2017 smartphone model

The Huawei Nova lite (also known as Huawei Y6 Pro (2017) and P9 lite mini) is a budget smartphone from Huawei, which was released in August 2017.

== Design ==
The phone has an aluminum body with a thickness of 8.05 mm. A fingerprint sensor and a camera with an LED flash are located on the back side. The front features a 5-inch IPS-LCD display with a resolution of 1280x720 px and a pixel density of 294 ppi. The front panel is protected by 2.5D curved glass.

The smartphone does not have a "Home" button; the controls are on-screen. The device has a 3.5 mm audio jack (mini-jack) and is charged via Micro USB.

It comes three color options: Black, Gold, and Silver.

== Technical specifications ==

=== Hardware ===
The smartphone is built on the basis of Qualcomm MSM8917 Snapdragon 425. This is a processor with 4 Cortex-A53 cores clocked at 1.4 GHz. The graphics processor is Adreno 308.
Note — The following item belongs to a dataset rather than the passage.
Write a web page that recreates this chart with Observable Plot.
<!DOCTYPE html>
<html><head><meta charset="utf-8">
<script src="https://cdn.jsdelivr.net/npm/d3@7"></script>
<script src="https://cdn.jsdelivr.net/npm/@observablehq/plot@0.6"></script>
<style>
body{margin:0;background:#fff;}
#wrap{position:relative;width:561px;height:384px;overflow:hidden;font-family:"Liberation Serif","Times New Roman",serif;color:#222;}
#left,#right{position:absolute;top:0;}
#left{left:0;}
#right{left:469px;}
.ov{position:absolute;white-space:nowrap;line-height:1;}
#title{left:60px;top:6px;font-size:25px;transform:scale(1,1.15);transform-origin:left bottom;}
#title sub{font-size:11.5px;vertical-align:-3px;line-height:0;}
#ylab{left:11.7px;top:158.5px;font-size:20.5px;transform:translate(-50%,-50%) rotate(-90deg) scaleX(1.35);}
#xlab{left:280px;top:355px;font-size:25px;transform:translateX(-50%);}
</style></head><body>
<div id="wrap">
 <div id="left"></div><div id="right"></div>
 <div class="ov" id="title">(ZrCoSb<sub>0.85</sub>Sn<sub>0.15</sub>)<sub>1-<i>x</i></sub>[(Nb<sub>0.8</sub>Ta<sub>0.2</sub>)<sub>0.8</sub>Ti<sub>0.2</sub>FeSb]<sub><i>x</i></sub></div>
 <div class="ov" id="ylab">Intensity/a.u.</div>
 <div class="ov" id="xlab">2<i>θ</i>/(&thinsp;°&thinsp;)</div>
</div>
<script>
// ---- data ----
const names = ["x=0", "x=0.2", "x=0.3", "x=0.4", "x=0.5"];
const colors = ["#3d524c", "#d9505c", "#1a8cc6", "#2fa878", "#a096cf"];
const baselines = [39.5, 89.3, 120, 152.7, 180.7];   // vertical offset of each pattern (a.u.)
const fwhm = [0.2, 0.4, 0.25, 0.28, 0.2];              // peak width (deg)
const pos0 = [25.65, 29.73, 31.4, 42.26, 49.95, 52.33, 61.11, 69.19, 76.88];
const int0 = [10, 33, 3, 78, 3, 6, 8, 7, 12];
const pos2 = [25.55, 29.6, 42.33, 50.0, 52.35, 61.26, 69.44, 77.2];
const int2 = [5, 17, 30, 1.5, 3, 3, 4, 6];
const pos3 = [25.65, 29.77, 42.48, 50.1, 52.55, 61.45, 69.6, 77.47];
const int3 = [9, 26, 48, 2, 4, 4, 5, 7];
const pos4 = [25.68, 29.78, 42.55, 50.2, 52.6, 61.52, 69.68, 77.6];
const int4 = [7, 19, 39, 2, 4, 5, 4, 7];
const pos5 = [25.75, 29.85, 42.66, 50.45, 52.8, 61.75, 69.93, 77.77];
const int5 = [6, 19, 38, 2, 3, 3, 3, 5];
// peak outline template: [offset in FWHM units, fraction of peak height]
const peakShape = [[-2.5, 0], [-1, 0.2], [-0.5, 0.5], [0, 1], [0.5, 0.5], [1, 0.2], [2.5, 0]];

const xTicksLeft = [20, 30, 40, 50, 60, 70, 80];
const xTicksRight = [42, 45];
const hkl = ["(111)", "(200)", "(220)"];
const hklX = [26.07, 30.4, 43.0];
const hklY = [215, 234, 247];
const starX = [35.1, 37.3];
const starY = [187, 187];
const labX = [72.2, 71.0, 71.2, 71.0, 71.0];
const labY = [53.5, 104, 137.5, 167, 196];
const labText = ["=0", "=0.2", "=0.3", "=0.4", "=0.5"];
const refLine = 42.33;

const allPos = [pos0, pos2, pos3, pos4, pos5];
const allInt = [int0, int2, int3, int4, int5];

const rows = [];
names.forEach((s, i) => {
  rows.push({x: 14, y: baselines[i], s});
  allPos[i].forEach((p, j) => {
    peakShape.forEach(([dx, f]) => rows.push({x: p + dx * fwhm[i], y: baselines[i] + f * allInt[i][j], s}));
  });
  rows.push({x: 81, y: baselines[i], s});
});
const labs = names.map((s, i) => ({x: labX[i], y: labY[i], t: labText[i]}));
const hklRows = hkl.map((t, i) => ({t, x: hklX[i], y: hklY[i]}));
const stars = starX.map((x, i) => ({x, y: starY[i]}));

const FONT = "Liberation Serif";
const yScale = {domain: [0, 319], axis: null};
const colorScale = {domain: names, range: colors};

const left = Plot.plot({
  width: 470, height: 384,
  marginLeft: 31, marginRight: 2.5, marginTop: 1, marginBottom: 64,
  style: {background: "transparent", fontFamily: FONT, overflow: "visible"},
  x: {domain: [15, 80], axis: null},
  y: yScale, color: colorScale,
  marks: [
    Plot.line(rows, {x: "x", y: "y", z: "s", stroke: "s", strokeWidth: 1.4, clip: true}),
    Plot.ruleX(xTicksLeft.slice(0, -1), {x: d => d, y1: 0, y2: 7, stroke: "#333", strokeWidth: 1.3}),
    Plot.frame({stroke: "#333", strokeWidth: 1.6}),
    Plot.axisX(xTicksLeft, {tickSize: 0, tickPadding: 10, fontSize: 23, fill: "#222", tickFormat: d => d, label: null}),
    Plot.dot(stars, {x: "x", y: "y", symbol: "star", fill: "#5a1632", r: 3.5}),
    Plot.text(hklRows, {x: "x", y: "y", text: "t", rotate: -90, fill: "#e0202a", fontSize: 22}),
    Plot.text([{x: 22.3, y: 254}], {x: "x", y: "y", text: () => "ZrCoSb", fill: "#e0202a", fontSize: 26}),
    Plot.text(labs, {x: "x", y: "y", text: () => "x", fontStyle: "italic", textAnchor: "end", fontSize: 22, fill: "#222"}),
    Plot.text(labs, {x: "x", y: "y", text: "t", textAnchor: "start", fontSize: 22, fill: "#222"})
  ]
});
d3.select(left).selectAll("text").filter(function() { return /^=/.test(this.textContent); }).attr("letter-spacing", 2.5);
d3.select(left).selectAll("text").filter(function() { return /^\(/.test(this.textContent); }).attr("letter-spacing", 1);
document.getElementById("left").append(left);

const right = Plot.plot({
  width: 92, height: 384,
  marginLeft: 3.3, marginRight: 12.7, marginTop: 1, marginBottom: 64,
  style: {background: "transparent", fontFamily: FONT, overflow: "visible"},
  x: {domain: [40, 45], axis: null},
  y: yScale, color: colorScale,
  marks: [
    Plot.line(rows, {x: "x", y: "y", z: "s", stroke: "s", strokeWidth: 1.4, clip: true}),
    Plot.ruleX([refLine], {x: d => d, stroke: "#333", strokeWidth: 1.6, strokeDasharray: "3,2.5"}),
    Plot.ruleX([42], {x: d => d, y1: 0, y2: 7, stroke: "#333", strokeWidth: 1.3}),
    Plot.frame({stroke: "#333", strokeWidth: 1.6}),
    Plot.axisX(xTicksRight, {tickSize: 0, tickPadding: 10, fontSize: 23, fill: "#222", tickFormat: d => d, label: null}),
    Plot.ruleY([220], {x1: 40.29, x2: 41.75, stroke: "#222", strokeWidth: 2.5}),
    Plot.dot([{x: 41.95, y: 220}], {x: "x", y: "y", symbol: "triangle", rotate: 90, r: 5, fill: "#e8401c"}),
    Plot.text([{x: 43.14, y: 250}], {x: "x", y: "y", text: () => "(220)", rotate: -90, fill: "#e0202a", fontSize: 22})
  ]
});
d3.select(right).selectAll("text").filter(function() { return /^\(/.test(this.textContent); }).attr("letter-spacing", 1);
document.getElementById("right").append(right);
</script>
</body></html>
The internal and RAM storage capacity is 16 GB and 2 GB, respectively. It is possible to install a Micro SD memory card with a capacity of up to 128 GB.

The smartphone received a 13 MP main camera with an aperture of f/2.0 and a 5 MP front camera with f/2.4.The battery is non-removable with a capacity of 3020 mAh.

=== Software ===
The Nova lite/Y6 Pro/P9 lite mini runs on Android 7.0 (Nougat) OS with the EMUI 5.1 graphical shell. It also supports communication standards: 2G, 3G, GSM 850/1900, GSM 900/1800, LTE is absent, WCDMA(UMTS) 900/2100.